I’ve never had to hide my Christmas faith, and no one I know has ever had to hide it either. From the faith-based Christmas cards we mail out, to seeing our kids in the church’s Christmas play, if you want to inject spirituality into your Christmas, there’s plenty of chances. And no one has ever admonished me for wishing them a Merry Christmas either. But at the same time, most of us don’t have a problem with the secular Christmas either. Santa, Rudolf, lights and presents are all fun traditions many families have adopted while celebrating the birth of Christ. 

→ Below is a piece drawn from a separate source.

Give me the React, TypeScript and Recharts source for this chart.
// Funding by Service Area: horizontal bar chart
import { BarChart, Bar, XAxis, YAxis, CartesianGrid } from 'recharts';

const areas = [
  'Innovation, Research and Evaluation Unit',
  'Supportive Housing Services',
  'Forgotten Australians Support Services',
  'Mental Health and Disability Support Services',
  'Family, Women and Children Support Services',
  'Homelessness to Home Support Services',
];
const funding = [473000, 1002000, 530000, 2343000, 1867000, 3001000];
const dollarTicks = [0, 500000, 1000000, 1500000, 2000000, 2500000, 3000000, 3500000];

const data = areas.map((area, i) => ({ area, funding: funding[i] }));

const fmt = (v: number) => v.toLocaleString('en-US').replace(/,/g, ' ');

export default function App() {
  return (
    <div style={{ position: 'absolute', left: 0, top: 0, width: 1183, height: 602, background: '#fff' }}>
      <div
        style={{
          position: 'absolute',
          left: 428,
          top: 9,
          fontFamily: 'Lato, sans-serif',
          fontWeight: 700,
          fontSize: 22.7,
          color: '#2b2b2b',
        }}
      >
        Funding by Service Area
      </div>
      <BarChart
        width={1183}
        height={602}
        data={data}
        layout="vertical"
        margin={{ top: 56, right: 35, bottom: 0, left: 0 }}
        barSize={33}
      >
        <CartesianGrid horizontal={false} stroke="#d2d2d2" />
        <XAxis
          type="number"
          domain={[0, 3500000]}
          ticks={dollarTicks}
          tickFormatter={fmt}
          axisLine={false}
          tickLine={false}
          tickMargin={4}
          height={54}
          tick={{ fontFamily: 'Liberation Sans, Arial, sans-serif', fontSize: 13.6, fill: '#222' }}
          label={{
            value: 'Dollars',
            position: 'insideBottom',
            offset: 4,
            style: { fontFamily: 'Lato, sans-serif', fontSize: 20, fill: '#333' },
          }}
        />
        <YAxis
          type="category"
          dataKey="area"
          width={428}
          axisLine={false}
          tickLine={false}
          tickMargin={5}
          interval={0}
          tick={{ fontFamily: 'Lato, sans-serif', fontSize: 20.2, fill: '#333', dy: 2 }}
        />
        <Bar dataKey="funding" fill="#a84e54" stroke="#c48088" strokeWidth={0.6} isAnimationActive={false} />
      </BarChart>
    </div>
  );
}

Now this doesn’t mean I don’t respect the fact that others may NOT share my perspective on the holiday. To this end, there’s nothing wrong with wishing a generic Happy Holiday.  For my client “Christmas cards,” I pick “holiday greetings” out of respect of the fact I’m not familiar with everyone’s beliefs. In group situations when I’m unfamiliar with the crowd, I will wish Happy Holidays with the same sincerity as I would Merry Christmas. And when I do, I certainly don’t feel my faith is being put into the back seat.

Sure, there are some in the population who are militant in their ANTI-Christmas agenda, and I know there are battles being fought in local jurisdictions. But really, are these isolated cases really enough of a problem that we need to forward the angry e-mail that implies if you don’t, you’re not a real Christian? The real reason for the season is love for your fellow man – and let’s keep politics out of it.

Merry Christmas everyone, and I wish you a very peaceful, safe and joyful holiday.